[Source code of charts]
-- -- --

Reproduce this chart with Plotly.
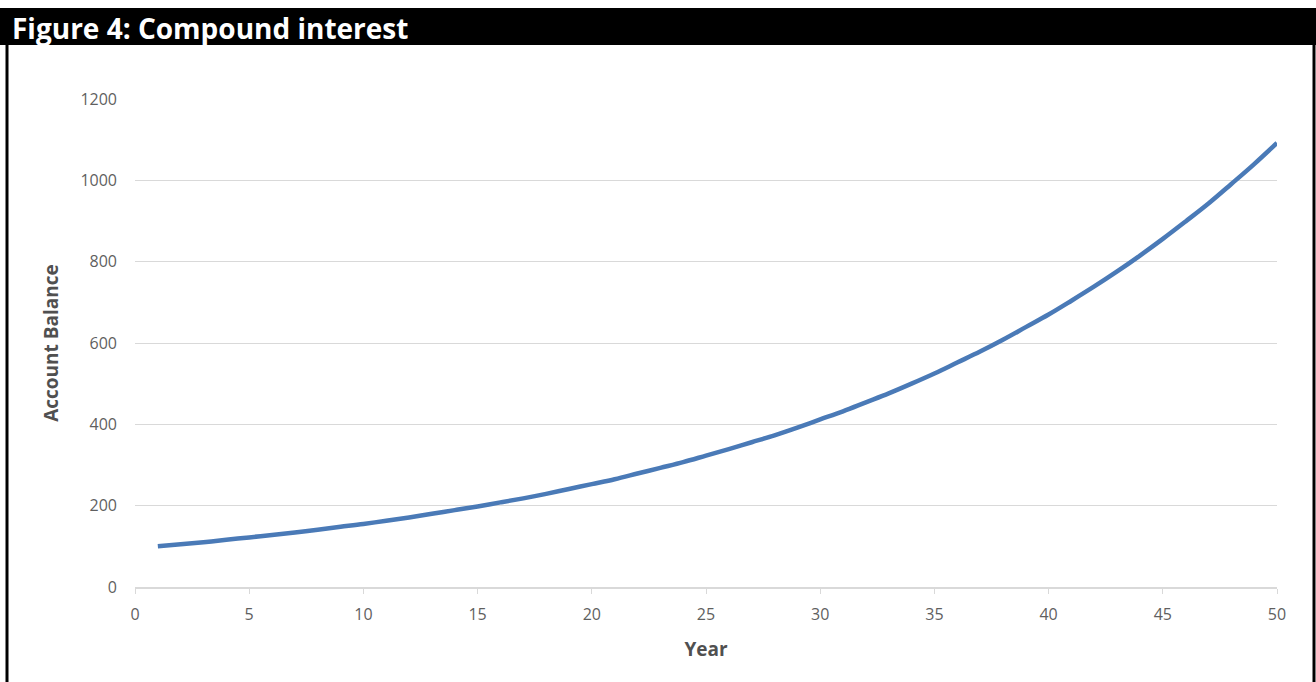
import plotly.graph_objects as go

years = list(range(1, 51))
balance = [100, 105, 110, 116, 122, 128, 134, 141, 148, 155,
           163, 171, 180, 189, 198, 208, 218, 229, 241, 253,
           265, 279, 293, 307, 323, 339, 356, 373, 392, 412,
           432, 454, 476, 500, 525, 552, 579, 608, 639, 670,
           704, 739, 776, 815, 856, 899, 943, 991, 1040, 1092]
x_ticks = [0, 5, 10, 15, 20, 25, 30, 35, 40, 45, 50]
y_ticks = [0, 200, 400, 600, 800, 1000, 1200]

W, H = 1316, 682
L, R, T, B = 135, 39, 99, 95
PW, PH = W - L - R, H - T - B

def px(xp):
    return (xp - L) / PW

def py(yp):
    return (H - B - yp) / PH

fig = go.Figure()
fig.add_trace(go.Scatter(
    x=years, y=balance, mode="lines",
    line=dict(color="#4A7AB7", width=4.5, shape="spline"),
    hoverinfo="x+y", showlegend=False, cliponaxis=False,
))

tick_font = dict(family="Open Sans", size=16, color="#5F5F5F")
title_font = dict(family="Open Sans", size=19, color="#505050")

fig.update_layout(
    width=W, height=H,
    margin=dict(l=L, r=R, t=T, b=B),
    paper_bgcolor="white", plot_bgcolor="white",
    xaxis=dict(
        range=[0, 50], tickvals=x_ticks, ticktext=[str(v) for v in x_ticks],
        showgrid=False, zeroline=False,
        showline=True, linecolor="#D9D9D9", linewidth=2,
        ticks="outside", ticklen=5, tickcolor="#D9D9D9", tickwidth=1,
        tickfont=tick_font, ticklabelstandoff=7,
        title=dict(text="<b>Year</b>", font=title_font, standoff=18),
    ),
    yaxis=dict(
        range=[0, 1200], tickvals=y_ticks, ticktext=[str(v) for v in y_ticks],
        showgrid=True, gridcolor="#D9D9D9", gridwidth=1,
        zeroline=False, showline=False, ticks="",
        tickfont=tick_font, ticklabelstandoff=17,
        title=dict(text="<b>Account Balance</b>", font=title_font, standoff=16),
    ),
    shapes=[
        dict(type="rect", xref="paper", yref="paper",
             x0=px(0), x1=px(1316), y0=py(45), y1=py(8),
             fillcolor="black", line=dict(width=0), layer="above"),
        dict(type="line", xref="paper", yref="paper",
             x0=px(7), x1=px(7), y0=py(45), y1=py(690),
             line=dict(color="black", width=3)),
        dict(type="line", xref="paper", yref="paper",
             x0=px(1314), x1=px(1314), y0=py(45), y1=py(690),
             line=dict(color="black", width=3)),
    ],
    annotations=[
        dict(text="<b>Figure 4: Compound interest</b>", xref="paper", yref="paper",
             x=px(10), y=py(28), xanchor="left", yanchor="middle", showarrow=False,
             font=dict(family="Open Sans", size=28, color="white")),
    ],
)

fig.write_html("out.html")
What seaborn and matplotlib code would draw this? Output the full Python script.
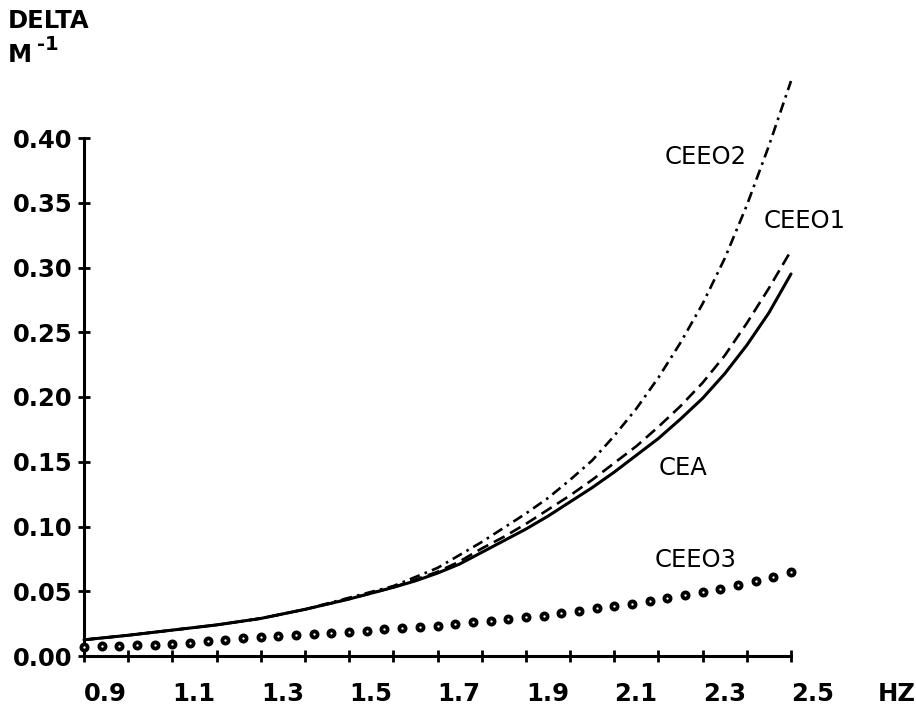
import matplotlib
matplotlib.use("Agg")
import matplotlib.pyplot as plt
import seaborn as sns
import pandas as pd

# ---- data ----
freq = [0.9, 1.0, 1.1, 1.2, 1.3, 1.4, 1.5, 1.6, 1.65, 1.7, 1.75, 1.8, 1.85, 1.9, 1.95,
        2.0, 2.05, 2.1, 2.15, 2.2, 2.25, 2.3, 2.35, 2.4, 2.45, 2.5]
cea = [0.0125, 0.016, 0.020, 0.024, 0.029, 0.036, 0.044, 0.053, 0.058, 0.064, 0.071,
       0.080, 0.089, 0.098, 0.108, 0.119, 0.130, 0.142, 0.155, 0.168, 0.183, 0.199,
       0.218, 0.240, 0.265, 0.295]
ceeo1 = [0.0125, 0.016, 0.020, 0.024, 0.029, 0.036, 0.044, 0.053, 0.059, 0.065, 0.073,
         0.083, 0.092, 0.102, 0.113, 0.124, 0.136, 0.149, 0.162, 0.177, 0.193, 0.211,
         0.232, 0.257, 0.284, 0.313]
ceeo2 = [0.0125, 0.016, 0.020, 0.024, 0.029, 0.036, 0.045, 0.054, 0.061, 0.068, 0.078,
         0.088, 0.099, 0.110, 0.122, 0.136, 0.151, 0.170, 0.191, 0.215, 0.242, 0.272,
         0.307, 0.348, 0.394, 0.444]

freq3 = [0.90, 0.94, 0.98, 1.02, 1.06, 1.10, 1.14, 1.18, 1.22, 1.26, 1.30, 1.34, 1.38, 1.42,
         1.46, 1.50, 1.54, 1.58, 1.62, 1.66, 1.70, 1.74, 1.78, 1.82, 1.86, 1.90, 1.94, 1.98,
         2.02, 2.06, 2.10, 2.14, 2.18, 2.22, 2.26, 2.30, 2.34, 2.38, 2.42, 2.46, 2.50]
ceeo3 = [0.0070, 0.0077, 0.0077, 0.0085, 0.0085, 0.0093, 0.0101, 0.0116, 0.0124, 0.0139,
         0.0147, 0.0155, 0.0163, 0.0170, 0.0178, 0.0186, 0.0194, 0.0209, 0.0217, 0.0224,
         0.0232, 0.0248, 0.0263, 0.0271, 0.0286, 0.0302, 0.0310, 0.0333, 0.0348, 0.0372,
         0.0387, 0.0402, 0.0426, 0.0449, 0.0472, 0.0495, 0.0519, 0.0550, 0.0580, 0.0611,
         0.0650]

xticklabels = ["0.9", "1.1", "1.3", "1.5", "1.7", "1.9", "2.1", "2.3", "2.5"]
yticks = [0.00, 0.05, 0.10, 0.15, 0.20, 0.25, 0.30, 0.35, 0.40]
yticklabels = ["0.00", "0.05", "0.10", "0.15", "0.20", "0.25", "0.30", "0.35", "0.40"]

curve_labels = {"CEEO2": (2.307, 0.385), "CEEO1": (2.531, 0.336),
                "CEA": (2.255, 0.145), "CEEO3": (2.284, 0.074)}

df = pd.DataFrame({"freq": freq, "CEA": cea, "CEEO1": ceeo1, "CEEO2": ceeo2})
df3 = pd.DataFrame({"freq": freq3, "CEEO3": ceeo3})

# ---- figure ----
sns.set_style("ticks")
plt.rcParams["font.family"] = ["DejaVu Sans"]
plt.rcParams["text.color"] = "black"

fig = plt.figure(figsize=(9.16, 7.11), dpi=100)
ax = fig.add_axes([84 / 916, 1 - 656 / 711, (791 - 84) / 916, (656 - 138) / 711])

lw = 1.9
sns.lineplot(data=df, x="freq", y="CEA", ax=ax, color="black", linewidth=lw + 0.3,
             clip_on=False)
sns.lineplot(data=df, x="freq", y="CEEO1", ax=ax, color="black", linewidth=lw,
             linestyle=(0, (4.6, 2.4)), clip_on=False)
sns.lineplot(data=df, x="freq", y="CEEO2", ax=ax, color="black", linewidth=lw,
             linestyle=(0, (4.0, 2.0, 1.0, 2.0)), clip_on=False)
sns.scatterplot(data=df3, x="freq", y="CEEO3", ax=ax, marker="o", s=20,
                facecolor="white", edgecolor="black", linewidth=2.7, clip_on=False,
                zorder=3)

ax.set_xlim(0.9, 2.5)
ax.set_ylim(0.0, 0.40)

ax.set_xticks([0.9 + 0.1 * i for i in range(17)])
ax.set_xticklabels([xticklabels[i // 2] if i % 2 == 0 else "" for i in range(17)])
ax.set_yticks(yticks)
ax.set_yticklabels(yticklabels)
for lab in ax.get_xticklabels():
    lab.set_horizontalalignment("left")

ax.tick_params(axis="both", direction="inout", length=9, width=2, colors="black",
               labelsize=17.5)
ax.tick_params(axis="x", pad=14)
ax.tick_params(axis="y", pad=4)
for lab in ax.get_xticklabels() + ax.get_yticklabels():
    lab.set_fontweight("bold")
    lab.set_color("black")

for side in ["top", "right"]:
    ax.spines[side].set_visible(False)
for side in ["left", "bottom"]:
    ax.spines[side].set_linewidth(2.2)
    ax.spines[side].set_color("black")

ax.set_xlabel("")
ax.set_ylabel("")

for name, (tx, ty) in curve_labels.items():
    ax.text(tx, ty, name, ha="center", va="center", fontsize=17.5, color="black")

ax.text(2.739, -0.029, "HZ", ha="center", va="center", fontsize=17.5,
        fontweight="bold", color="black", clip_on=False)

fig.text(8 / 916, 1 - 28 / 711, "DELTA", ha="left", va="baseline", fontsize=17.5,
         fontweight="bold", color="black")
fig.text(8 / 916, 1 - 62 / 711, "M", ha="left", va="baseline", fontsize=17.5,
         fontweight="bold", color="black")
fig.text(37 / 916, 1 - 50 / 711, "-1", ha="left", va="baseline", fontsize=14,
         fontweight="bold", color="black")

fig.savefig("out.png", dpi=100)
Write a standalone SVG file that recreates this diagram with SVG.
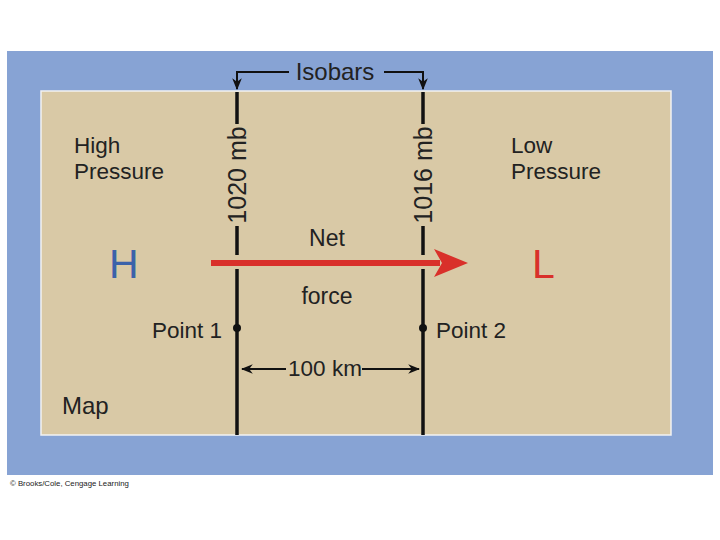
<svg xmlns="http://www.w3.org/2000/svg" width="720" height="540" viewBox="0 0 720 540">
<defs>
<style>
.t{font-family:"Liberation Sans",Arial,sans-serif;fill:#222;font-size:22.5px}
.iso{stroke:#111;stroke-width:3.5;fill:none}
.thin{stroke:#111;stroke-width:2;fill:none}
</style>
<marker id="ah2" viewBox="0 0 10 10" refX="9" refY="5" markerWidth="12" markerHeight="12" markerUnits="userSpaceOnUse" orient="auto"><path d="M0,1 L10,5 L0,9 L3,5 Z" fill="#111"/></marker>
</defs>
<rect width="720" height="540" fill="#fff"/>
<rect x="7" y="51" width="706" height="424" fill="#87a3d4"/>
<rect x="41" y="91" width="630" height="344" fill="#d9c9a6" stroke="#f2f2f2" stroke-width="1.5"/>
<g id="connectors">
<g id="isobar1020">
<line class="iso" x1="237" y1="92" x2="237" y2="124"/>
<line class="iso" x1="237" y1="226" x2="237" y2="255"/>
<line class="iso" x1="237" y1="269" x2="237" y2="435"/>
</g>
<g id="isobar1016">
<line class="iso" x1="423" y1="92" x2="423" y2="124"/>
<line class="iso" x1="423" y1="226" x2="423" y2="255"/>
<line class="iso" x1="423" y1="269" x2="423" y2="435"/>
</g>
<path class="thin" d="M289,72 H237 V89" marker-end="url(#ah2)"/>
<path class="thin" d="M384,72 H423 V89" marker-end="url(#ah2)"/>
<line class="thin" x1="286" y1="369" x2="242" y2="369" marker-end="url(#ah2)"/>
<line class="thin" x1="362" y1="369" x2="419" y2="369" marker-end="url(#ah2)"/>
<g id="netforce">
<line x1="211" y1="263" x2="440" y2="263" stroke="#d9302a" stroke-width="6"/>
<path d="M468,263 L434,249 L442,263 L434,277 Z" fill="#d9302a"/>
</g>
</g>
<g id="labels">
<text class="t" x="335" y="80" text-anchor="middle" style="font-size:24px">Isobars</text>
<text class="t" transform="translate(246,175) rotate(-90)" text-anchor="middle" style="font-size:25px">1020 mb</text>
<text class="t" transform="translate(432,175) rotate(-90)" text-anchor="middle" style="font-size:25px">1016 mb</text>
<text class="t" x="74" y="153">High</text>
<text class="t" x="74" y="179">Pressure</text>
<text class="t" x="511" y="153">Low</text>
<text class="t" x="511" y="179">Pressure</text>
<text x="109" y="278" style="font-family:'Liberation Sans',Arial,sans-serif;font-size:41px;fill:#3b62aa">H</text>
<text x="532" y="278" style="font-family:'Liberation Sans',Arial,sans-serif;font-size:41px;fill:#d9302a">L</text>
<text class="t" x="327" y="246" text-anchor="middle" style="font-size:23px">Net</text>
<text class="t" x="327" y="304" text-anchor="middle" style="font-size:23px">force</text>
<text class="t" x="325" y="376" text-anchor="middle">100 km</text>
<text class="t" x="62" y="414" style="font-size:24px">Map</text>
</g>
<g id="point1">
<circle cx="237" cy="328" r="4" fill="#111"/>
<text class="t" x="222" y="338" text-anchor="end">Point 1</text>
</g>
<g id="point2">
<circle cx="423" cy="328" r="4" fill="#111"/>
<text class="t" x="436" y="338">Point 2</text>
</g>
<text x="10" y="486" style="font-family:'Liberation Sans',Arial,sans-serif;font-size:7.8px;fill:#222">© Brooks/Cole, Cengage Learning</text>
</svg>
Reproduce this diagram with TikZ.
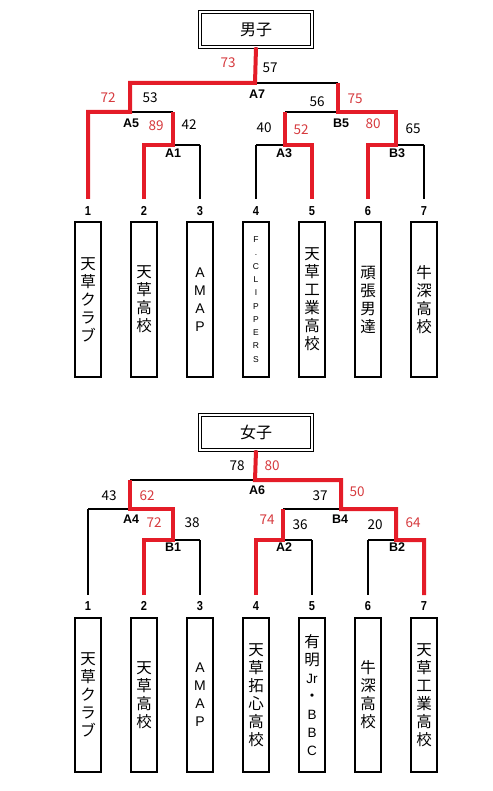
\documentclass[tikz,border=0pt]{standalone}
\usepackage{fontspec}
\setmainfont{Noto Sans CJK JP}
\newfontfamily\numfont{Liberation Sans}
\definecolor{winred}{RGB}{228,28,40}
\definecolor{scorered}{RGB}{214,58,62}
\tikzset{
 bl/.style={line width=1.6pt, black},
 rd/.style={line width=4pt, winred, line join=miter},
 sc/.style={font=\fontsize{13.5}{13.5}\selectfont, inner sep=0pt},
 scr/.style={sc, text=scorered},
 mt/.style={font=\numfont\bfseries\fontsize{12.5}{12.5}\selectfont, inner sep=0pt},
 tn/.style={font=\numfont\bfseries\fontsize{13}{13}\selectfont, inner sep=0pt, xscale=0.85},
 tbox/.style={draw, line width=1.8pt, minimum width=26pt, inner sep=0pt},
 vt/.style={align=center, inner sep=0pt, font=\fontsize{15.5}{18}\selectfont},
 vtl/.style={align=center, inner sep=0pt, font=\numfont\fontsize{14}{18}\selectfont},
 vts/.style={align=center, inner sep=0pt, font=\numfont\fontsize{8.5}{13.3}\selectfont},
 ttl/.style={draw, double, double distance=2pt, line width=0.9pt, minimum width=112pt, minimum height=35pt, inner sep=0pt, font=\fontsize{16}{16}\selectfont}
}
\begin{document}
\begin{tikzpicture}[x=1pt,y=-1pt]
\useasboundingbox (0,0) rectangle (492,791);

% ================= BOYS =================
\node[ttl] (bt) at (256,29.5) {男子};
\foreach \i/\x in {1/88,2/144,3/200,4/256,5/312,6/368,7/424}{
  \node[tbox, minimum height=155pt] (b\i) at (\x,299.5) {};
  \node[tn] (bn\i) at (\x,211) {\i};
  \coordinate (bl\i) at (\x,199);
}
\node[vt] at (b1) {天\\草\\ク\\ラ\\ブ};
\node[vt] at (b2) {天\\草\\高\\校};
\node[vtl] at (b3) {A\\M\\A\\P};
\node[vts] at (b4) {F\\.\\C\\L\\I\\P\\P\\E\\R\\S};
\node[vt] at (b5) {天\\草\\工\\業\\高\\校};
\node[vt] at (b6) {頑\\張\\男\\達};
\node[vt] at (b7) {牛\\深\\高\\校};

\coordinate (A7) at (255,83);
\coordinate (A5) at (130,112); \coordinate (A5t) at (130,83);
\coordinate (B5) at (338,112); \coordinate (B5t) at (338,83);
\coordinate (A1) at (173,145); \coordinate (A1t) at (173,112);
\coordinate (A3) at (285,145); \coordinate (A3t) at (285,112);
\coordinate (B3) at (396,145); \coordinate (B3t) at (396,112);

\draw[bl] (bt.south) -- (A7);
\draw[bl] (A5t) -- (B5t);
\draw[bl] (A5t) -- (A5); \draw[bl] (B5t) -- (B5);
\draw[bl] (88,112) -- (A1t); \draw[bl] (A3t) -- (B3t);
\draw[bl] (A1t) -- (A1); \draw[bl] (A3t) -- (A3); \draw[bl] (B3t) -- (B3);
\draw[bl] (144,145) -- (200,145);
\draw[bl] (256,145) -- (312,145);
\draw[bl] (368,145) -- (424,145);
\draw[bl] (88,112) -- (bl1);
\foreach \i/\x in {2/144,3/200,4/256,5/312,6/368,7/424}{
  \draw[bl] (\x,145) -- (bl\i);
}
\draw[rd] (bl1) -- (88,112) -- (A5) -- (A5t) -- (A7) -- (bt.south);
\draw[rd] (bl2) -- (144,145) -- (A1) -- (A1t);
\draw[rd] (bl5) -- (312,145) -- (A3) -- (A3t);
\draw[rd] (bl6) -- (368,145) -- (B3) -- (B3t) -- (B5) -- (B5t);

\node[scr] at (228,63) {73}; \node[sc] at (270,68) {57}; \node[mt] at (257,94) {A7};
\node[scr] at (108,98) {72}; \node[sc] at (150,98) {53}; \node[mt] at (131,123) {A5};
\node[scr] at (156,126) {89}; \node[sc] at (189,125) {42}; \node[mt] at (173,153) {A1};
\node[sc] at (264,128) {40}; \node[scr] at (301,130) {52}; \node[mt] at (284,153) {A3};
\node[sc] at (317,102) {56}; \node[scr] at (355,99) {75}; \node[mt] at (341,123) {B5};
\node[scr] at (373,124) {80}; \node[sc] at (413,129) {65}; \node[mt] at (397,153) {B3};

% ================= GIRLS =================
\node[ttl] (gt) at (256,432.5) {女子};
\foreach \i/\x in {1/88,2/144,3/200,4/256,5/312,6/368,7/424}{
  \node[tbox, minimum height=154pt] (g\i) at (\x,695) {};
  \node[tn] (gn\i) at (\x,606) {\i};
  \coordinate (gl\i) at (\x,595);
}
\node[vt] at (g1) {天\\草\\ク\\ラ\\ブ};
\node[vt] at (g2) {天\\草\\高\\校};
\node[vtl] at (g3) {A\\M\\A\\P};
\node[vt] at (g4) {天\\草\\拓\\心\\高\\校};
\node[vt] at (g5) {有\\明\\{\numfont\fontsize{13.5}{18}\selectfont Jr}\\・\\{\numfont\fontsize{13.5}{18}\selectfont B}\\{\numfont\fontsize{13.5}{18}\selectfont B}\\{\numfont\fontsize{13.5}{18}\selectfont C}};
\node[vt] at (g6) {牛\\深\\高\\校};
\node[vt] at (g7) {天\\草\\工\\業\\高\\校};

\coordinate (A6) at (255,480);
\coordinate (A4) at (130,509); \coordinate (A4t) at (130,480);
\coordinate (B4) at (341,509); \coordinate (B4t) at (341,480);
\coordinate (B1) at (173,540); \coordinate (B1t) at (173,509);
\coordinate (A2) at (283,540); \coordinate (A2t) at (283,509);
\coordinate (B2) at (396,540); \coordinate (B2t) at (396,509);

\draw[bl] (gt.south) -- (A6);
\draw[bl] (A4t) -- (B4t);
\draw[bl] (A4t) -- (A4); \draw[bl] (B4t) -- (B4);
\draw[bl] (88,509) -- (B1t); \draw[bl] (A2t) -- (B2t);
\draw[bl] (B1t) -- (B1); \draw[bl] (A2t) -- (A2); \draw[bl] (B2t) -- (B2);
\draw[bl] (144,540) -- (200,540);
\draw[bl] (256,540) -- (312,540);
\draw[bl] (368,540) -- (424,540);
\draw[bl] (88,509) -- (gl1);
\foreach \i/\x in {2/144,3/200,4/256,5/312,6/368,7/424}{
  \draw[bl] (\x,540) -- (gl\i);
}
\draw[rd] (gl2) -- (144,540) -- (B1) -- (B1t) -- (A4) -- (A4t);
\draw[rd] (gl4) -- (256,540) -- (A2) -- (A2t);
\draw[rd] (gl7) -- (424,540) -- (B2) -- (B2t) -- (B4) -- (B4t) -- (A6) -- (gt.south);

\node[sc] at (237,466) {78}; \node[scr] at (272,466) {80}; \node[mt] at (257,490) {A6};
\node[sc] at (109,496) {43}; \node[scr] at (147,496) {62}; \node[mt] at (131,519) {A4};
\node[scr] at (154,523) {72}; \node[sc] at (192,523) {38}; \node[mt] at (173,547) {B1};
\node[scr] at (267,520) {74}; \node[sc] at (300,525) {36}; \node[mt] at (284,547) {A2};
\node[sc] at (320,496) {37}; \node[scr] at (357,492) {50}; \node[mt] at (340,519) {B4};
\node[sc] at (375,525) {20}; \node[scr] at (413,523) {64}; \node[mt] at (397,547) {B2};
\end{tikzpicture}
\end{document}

-- -- --

Exercise details: Exactly as written, please give again the lines from the beginning of the listing through the line containing "import plotly.graph_objects as go", inclusive, without any pictures.

Task response:
Reproduce this chart with Plotly.
import plotly.graph_objects as go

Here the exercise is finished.